Why Is Bird Flu Getting Worse Now?
The virus is running amok around the world. Possible explanations include an enhanced ability to replicate or infect more bird species.
Avian influenza is on the rampage. In the past few days,
both France and the United Kingdom have announced new biosafety measures aimed
at curbing the swiftly spreading illness. Dozens of infected penguins in South
Africa have died recently, and on Wednesday South Korea reported its first case
in six months. In the United States, the disease is driving up prices for
turkey a month before Thanksgiving, in which the bird plays a central part. The
prevalence of the disease is the highest on record in Europe, and the number of
domesticated birds that have died over the past year is approaching a record in
the United States. So why is bird flu so bad right now?
The bird flu that is currently running amok in Europe and
North America is predominantly caused by a strain called H5N1 — one of several
that is classified as a highly pathogenic avian influenza (HPAI) virus, because
of its high death toll in poultry.
Europe, Asia and Africa have had many flare-ups of HPAI
viruses since the late nineteenth century. For about a century, outbreaks were
limited mainly to poultry, and the culling of affected flocks usually kept the
disease from spreading widely in wild birds.
Virus with a difference
But since the early 2000s, researchers have noted a
sustained spread of avian flu among wild birds. Over the past year, this
transmission has increased drastically. The disease also seems to be spreading
to mammals more frequently.
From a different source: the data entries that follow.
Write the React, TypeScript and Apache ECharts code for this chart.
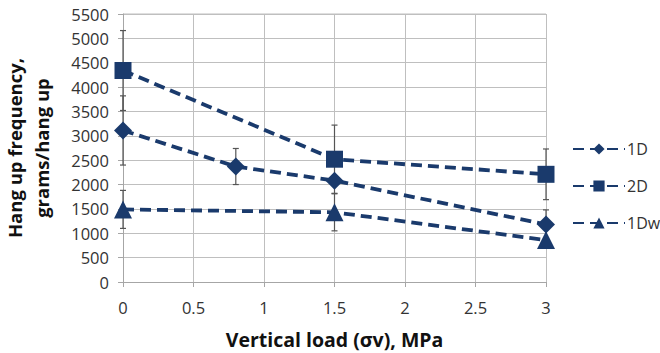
import React, { useEffect, useRef } from "react";
import * as echarts from "echarts";

const seriesNames = ["1D", "2D", "1Dw"];
const x1D = [0, 0.8, 1.5, 3];
const y1D = [3110, 2370, 2080, 1180];
const e1D = [710, 370, 0, 300];
const x2D = [0, 1.5, 3];
const y2D = [4340, 2520, 2210];
const e2D = [820, 700, 520];
const x1Dw = [0, 1.5, 3];
const y1Dw = [1490, 1430, 860];
const e1Dw = [390, 380, 0];

const navy = "#1a3a6c";
const font = "'Open Sans', 'Noto Sans', sans-serif";

function pairs(xs: number[], ys: number[]) {
  return xs.map((x, i) => [x, ys[i]]);
}
function errPairs(xs: number[], ys: number[], es: number[]) {
  return xs.map((x, i) => [x, ys[i] - es[i], ys[i] + es[i]]).filter((_, i) => es[i] > 0);
}

export default function App() {
  const ref = useRef<HTMLDivElement>(null);
  useEffect(() => {
    if (!ref.current) return;
    const chart = echarts.init(ref.current, undefined, { renderer: "svg" });
    const errRender = (params: any, api: any) => {
      const x = api.value(0);
      const lo = api.coord([x, api.value(1)]);
      const hi = api.coord([x, api.value(2)]);
      const c = 3;
      const st = { stroke: "#555555", lineWidth: 1.2 };
      return {
        type: "group",
        children: [
          { type: "line", shape: { x1: lo[0], y1: lo[1], x2: hi[0], y2: hi[1] }, style: st },
          { type: "line", shape: { x1: lo[0] - c, y1: lo[1], x2: lo[0] + c, y2: lo[1] }, style: st },
          { type: "line", shape: { x1: hi[0] - c, y1: hi[1], x2: hi[0] + c, y2: hi[1] }, style: st },
        ],
      };
    };
    const lineCommon = {
      type: "line",
      color: navy,
      lineStyle: { color: navy, width: 3.8, type: [11, 6] },
      itemStyle: { color: navy },
      z: 3,
    };
    chart.setOption({
      animation: false,
      grid: { left: 123, right: 114, top: 14, bottom: 71, outerBoundsMode: "none", containLabel: false },
      legend: {
        orient: "vertical",
        left: 567,
        top: 136,
        itemGap: 21,
        itemWidth: 52,
        itemHeight: 14,
        textStyle: { fontFamily: font, fontSize: 16, color: "#333", padding: [0, 0, 0, -3] },
        data: seriesNames,
      },
      xAxis: {
        type: "value",
        min: 0,
        max: 3,
        interval: 0.5,
        name: "Vertical load (σv), MPa",
        nameLocation: "middle",
        nameGap: 47,
        nameTextStyle: { fontFamily: font, fontSize: 19.5, fontWeight: "bold", color: "#111" },
        axisLine: { show: true, lineStyle: { color: "#a6a6a6" } },
        axisTick: { show: true, inside: false, length: 5, lineStyle: { color: "#a6a6a6" } },
        axisLabel: { fontFamily: font, fontSize: 16.5, color: "#333", margin: 17 },
        splitLine: { show: true, lineStyle: { color: "#bfbfbf" } },
      },
      yAxis: {
        type: "value",
        min: 0,
        max: 5500,
        interval: 500,
        name: "Hang up frequency,\ngrams/hang up",
        nameLocation: "middle",
        nameGap: 68,
        nameRotate: 90,
        nameTextStyle: { fontFamily: font, fontSize: 18.5, fontWeight: "bold", color: "#111", lineHeight: 27 },
        axisLine: { show: true, lineStyle: { color: "#a6a6a6" } },
        axisTick: { show: true, length: 5, lineStyle: { color: "#a6a6a6" } },
        axisLabel: { fontFamily: font, fontSize: 16.5, color: "#333", margin: 14, formatter: (v: number) => String(v) },
        splitLine: { show: true, lineStyle: { color: "#bfbfbf" } },
      },
      graphic: [
        { type: "line", shape: { x1: 123, y1: 14, x2: 546, y2: 14 }, style: { stroke: "#bfbfbf" } },
      ],
      series: [
        { ...lineCommon, name: "1D", symbol: "diamond", symbolSize: 18, data: pairs(x1D, y1D) },
        { ...lineCommon, name: "2D", symbol: "rect", symbolSize: 17, data: pairs(x2D, y2D) },
        { ...lineCommon, name: "1Dw", symbol: "triangle", symbolSize: 18, data: pairs(x1Dw, y1Dw) },
        { type: "custom", renderItem: errRender, data: errPairs(x1D, y1D, e1D), z: 2, silent: true },
        { type: "custom", renderItem: errRender, data: errPairs(x2D, y2D, e2D), z: 2, silent: true },
        { type: "custom", renderItem: errRender, data: errPairs(x1Dw, y1Dw, e1Dw), z: 2, silent: true },
      ],
    });
    return () => chart.dispose();
  }, []);
  return <div ref={ref} style={{ width: 660, height: 353, position: "absolute", left: 0, top: 0 }} />;
}
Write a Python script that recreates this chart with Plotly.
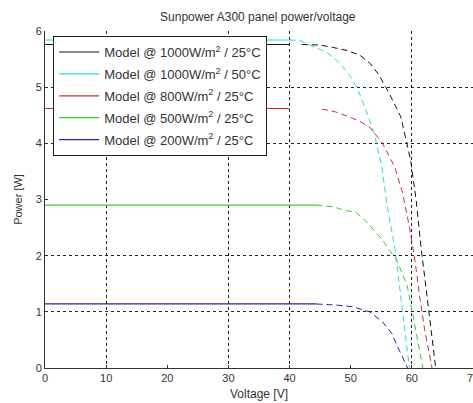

These unprecedented patterns of transmission mean
that “something is quite different about this virus this go around”, says
Rebecca Poulson, a wildlife-disease researcher at the University of Georgia in
Athens.
The situation is especially unusual for North America. An
HPAI strain has been detected in wild birds there only once before, between
2014 and 2016, after wild birds spread the disease from Eurasia to Alaska. That
outbreak led to the deaths of more than 50 million domestic birds in the United
States alone, at a cost of US$3 billion. But then the virus “seemed to sort of
vanish”, says Andy Ramey, a wildlife geneticist at the US Geological Survey
Alaska Science Center in Anchorage.
In December 2021, the highly pathogenic H5N1 strain popped
up again in North America, this time in the east. Researchers expect viruses to
make the short journey across the Bering Strait to western North America, but
“we weren’t really expecting this one to sort of sneak in the back door”,
Poulson says. Since then, the disease has been circulating uncontrollably in
wild birds rather than remaining mostly contained to poultry farms, where
cramped conditions can promote viral spread. In both Europe and the United
States, the high number of infected wild birds might make it easier for the
virus to spill over into domestic flocks, she notes.
Poulson says it was inevitable that wild birds would carry
an HPAI strain to North America again one day. “It was going to happen,"
she says. "And it just happened to be now.”
Mutations matter
No one knows why this outbreak hasn’t fizzled out, but
virologist Louise Moncla at the University of Pennsylvania in Philadelphia says
that there are a few leading theories. One is that genetic mutations have
increased the virus’s ability to replicate, allowing it to spread more
efficiently than previous strains could. Another is that mutations have allowed
the virus to infect a broader range of bird species than previous strains were
capable of. Researchers are testing these ideas, but so far there are “more
questions than there are answers”, says Moncla.
This strain of HPAI also seems to have developed a
propensity for jumping to mammals, such as seals, bobcats and skunks, although
there’s no evidence it can spread from one individual mammal to another. Human
cases are rare, even in Europe, where frequent poultry outbreaks have created
opportunities for people to become infected. This gives Poulson hope that the
virus won’t evolve to infect people more readily, but “the elephant in the
room: we don’t know”, she says.
Maybe here to stay
When, if ever, will this outbreak die down? The coming weeks
are likely to see many cases, Ramey says, because birds are congregating to
migrate together. The infection numbers might go down outside the migratory
season, but “I don’t know if the underlying situation is truly getting better”,
he says.
Poulson thinks it is likely that the virus has passed the
point at which it could have disappeared from North America again. “There’s no
sign that this virus is being suppressed or held back at all,” she says.